::: RECORDS SUPPLIED :::
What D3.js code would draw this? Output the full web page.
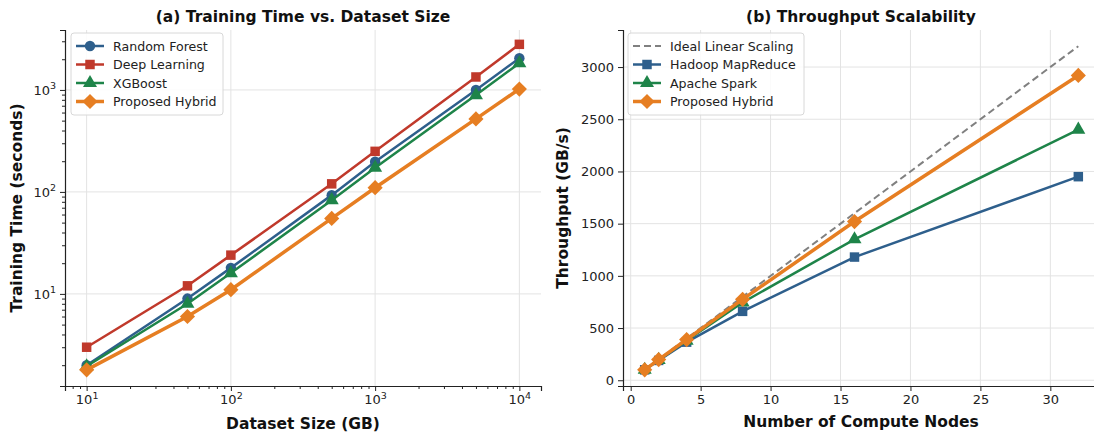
<!DOCTYPE html>
<html>
<head>
<meta charset="utf-8">
<script src="https://cdn.jsdelivr.net/npm/d3@7"></script>
<style>
  body { margin: 0; background: #fff; }
  svg { font-family: "DejaVu Sans", sans-serif; }
</style>
</head>
<body>
<svg id="canvas"></svg>
<script>
// Data
let sizes = [10, 50, 100, 500, 1000, 5000, 10000];
let rfTimes = [2.0, 9, 18, 93, 198, 1000, 2050];
let dlTimes = [3.0, 12, 24, 120, 250, 1340, 2800];
let xgbTimes = [1.95, 8, 16, 83, 173, 890, 1830];
let hybridTimes = [1.8, 6, 11, 55, 110, 520, 1020];

let nodes = [1, 2, 4, 8, 16, 32];
let idealTput = [100, 200, 400, 800, 1600, 3200];
let hadoopTput = [100, 190, 365, 660, 1180, 1950];
let sparkTput = [100, 195, 380, 745, 1350, 2400];
let hybridTput = [100, 198, 390, 775, 1520, 2920];

let xTicksRight = [0, 5, 10, 15, 20, 25, 30];
let yTicksRight = [0, 500, 1000, 1500, 2000, 2500, 3000];
let decadesX = [10, 100, 1000, 10000];
let decadesY = [10, 100, 1000];

let colors = {
  blue: "#2e5f8c",
  red: "#c0392b",
  green: "#1e8449",
  orange: "#e67e22",
  gray: "#808080"
};

let width = 1094;
let height = 434;

let canvas = d3.select("#canvas").attr("width", width).attr("height", height);

let plotTop = 30, plotBottom = 386;

// Left panel scales
let xLeft = d3.scaleLog().domain([10 / Math.pow(10, 0.15), 10000 * Math.pow(10, 0.15)]).range([65, 541]);
let yLeft = d3.scaleLog().domain([1.25, 3870]).range([plotBottom, plotTop]);

// Right panel scales
let xRight = d3.scaleLinear().domain([-0.55, 33.55]).range([623, 1100]);
let yRight = d3.scaleLinear().domain([-55, 3355]).range([plotBottom, plotTop]);

let minorTicks = (lo, hi) => {
  let out = [];
  for (let e = lo; e <= hi; e++) {
    for (let m = 2; m <= 9; m++) out.push(m * Math.pow(10, e));
  }
  return out;
};

let supFormat = (sel) => {
  sel.each(function (d) {
    let t = d3.select(this);
    t.text("10");
    t.append("tspan").attr("dy", "-0.55em").attr("font-size", "9.5px").text(Math.round(Math.log10(d)));
  });
};

let styleAxis = (g) => {
  g.select(".domain").attr("stroke", "#222").attr("stroke-width", 1.2);
  g.selectAll(".tick line").attr("stroke", "#222");
  g.selectAll(".tick text").attr("font-size", "13px").attr("fill", "#222").attr("font-family", "DejaVu Sans, sans-serif");
};

// ---------- grids ----------
let drawGrid = (xs, ys, xScale, yScale) => {
  let g = canvas.append("g");
  let [x0, x1] = xScale.range();
  let [y0, y1] = yScale.range();
  g.selectAll(".vg").data(xs).enter().append("line")
    .attr("x1", (d) => xScale(d)).attr("x2", (d) => xScale(d))
    .attr("y1", y0).attr("y2", y1)
    .attr("stroke", "#e3e3e3").attr("stroke-width", 1);
  g.selectAll(".hg").data(ys).enter().append("line")
    .attr("x1", x0).attr("x2", x1)
    .attr("y1", (d) => yScale(d)).attr("y2", (d) => yScale(d))
    .attr("stroke", "#e3e3e3").attr("stroke-width", 1);
};

drawGrid(decadesX, decadesY, xLeft, yLeft);
drawGrid(xTicksRight, yTicksRight, xRight, yRight);

// ---------- markers ----------
let markerPath = (kind) => {
  if (kind === "circle") return d3.symbol(d3.symbolCircle, 85)();
  if (kind === "square") return d3.symbol(d3.symbolSquare, 90)();
  if (kind === "triangle") return d3.symbol(d3.symbolTriangle, 85)();
  if (kind === "diamond") return d3.symbol(d3.symbolSquare, 115)();
  return null;
};

let drawSeries = (xs, ys, xScale, yScale, color, kind, lw, dashed) => {
  let pts = xs.map((x, i) => [x, ys[i]]);
  let line = d3.line().x((d) => xScale(d[0])).y((d) => yScale(d[1]));
  canvas.append("path").datum(pts)
    .attr("d", line)
    .attr("fill", "none")
    .attr("stroke", color)
    .attr("stroke-width", lw)
    .attr("stroke-dasharray", dashed ? "7,4" : null);
  if (kind) {
    canvas.append("g").selectAll("path").data(pts).enter().append("path")
      .attr("d", markerPath(kind))
      .attr("transform", (d) => "translate(" + xScale(d[0]) + "," + yScale(d[1]) + ")" + (kind === "diamond" ? " rotate(45)" : ""))
      .attr("fill", color);
  }
};

// Left panel series
drawSeries(sizes, rfTimes, xLeft, yLeft, colors.blue, "circle", 2.5);
drawSeries(sizes, dlTimes, xLeft, yLeft, colors.red, "square", 2.5);
drawSeries(sizes, xgbTimes, xLeft, yLeft, colors.green, "triangle", 2.5);
drawSeries(sizes, hybridTimes, xLeft, yLeft, colors.orange, "diamond", 3.5);

// Right panel series
drawSeries(nodes, idealTput, xRight, yRight, colors.gray, null, 2, true);
drawSeries(nodes, hadoopTput, xRight, yRight, colors.blue, "square", 2.5);
drawSeries(nodes, sparkTput, xRight, yRight, colors.green, "triangle", 2.5);
drawSeries(nodes, hybridTput, xRight, yRight, colors.orange, "diamond", 3.5);

// ---------- axes ----------
let gxl = canvas.append("g").attr("transform", "translate(0," + plotBottom + ")")
  .call(d3.axisBottom(xLeft).tickValues(decadesX).tickSize(5).tickPadding(4));
gxl.call(styleAxis);
gxl.selectAll(".tick text").call(supFormat);
canvas.append("g").attr("transform", "translate(0," + plotBottom + ")")
  .call(d3.axisBottom(xLeft).tickValues(minorTicks(0, 3).filter((d) => d > xLeft.domain()[0] && d < xLeft.domain()[1])).tickSize(3).tickFormat(""))
  .call((g) => { g.select(".domain").remove(); g.selectAll("line").attr("stroke", "#222"); });

let gyl = canvas.append("g").attr("transform", "translate(65,0)")
  .call(d3.axisLeft(yLeft).tickValues(decadesY).tickSize(5).tickPadding(4));
gyl.call(styleAxis);
gyl.selectAll(".tick text").call(supFormat);
canvas.append("g").attr("transform", "translate(65,0)")
  .call(d3.axisLeft(yLeft).tickValues(minorTicks(0, 3).filter((d) => d > yLeft.domain()[0] && d < yLeft.domain()[1])).tickSize(3).tickFormat(""))
  .call((g) => { g.select(".domain").remove(); g.selectAll("line").attr("stroke", "#222"); });

let gxr = canvas.append("g").attr("transform", "translate(0," + plotBottom + ")")
  .call(d3.axisBottom(xRight).tickValues(xTicksRight).tickSize(5).tickPadding(4).tickFormat(d3.format("d")));
gxr.call(styleAxis);

let gyr = canvas.append("g").attr("transform", "translate(623,0)")
  .call(d3.axisLeft(yRight).tickValues(yTicksRight).tickSize(5).tickPadding(4).tickFormat(d3.format("d")));
gyr.call(styleAxis);

// ---------- titles and labels ----------
let addText = (x, y, txt, size, rotate) => {
  canvas.append("text")
    .attr("x", x).attr("y", y)
    .attr("text-anchor", "middle")
    .attr("font-weight", "bold")
    .attr("font-size", size)
    .attr("fill", "#111")
    .attr("transform", rotate ? "rotate(-90," + x + "," + y + ")" : null)
    .text(txt);
};

addText(303, 22, "(a) Training Time vs. Dataset Size", "15.5px");
addText(861, 22, "(b) Throughput Scalability", "15.5px");
addText(303, 429, "Dataset Size (GB)", "15.5px");
addText(861, 427, "Number of Compute Nodes", "15.5px");
addText(22, 208, "Training Time (seconds)", "15.5px", true);
addText(568, 208, "Throughput (GB/s)", "15.5px", true);

// ---------- legends ----------
let drawLegend = (x, y, w, items) => {
  let g = canvas.append("g").attr("transform", "translate(" + x + "," + y + ")");
  g.append("rect").attr("width", w).attr("height", 82).attr("rx", 3)
    .attr("fill", "#fff").attr("fill-opacity", 0.85)
    .attr("stroke", "#d8d8d8");
  items.forEach((it, i) => {
    let cy = 13 + i * 18.5;
    g.append("line").attr("x1", 5).attr("x2", 33).attr("y1", cy).attr("y2", cy)
      .attr("stroke", it.color).attr("stroke-width", it.lw)
      .attr("stroke-dasharray", it.dashed ? "7,4" : null);
    if (it.kind) {
      g.append("path").attr("d", markerPath(it.kind))
        .attr("transform", "translate(19," + cy + ")" + (it.kind === "diamond" ? " rotate(45)" : ""))
        .attr("fill", it.color);
    }
    g.append("text").attr("x", 42).attr("y", cy + 4.5)
      .attr("font-size", "12.6px").attr("fill", "#222").text(it.label);
  });
};

drawLegend(71, 33, 152, [
  { label: "Random Forest", color: colors.blue, kind: "circle", lw: 2.5 },
  { label: "Deep Learning", color: colors.red, kind: "square", lw: 2.5 },
  { label: "XGBoost", color: colors.green, kind: "triangle", lw: 2.5 },
  { label: "Proposed Hybrid", color: colors.orange, kind: "diamond", lw: 3.5 }
]);

drawLegend(628, 33, 176, [
  { label: "Ideal Linear Scaling", color: colors.gray, kind: null, lw: 2, dashed: true },
  { label: "Hadoop MapReduce", color: colors.blue, kind: "square", lw: 2.5 },
  { label: "Apache Spark", color: colors.green, kind: "triangle", lw: 2.5 },
  { label: "Proposed Hybrid", color: colors.orange, kind: "diamond", lw: 3.5 }
]);
</script>
</body>
</html>
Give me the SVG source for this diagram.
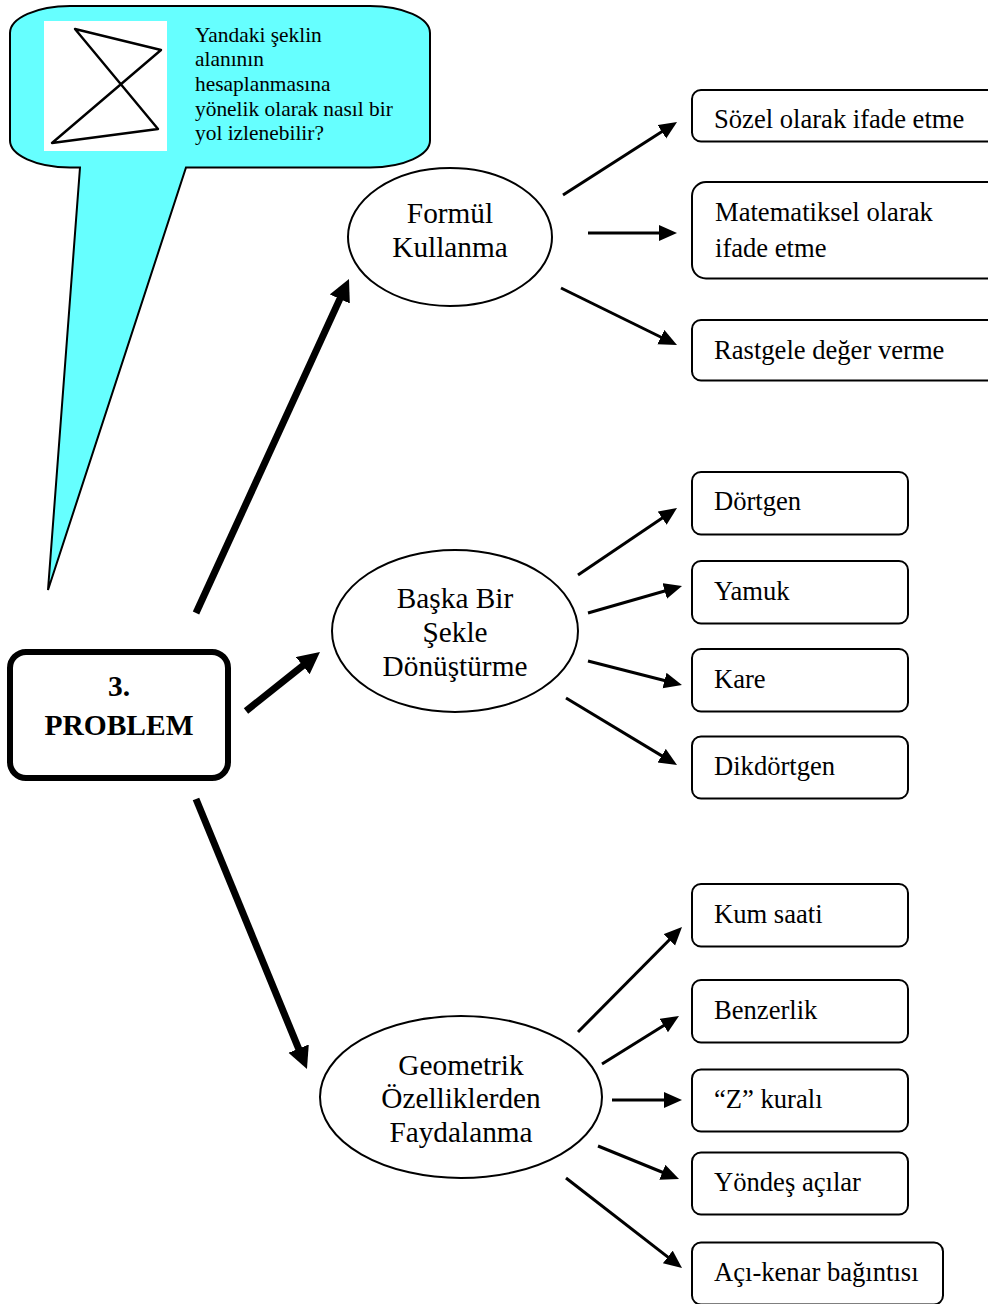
:::
● **SET TASK**
Skip the pictures and quote each line of the entries above, from the first through the line with "let hybridTput = [100, 198, 390, 775, 1520, 2920];", exactly as it appears.

● **PROBLEM SOLUTION**
What D3.js code would draw this? Output the full web page.
<!DOCTYPE html>
<html>
<head>
<meta charset="utf-8">
<script src="https://cdn.jsdelivr.net/npm/d3@7"></script>
<style>
  body { margin: 0; background: #fff; }
  svg { font-family: "DejaVu Sans", sans-serif; }
</style>
</head>
<body>
<svg id="canvas"></svg>
<script>
// Data
let sizes = [10, 50, 100, 500, 1000, 5000, 10000];
let rfTimes = [2.0, 9, 18, 93, 198, 1000, 2050];
let dlTimes = [3.0, 12, 24, 120, 250, 1340, 2800];
let xgbTimes = [1.95, 8, 16, 83, 173, 890, 1830];
let hybridTimes = [1.8, 6, 11, 55, 110, 520, 1020];

let nodes = [1, 2, 4, 8, 16, 32];
let idealTput = [100, 200, 400, 800, 1600, 3200];
let hadoopTput = [100, 190, 365, 660, 1180, 1950];
let sparkTput = [100, 195, 380, 745, 1350, 2400];
let hybridTput = [100, 198, 390, 775, 1520, 2920];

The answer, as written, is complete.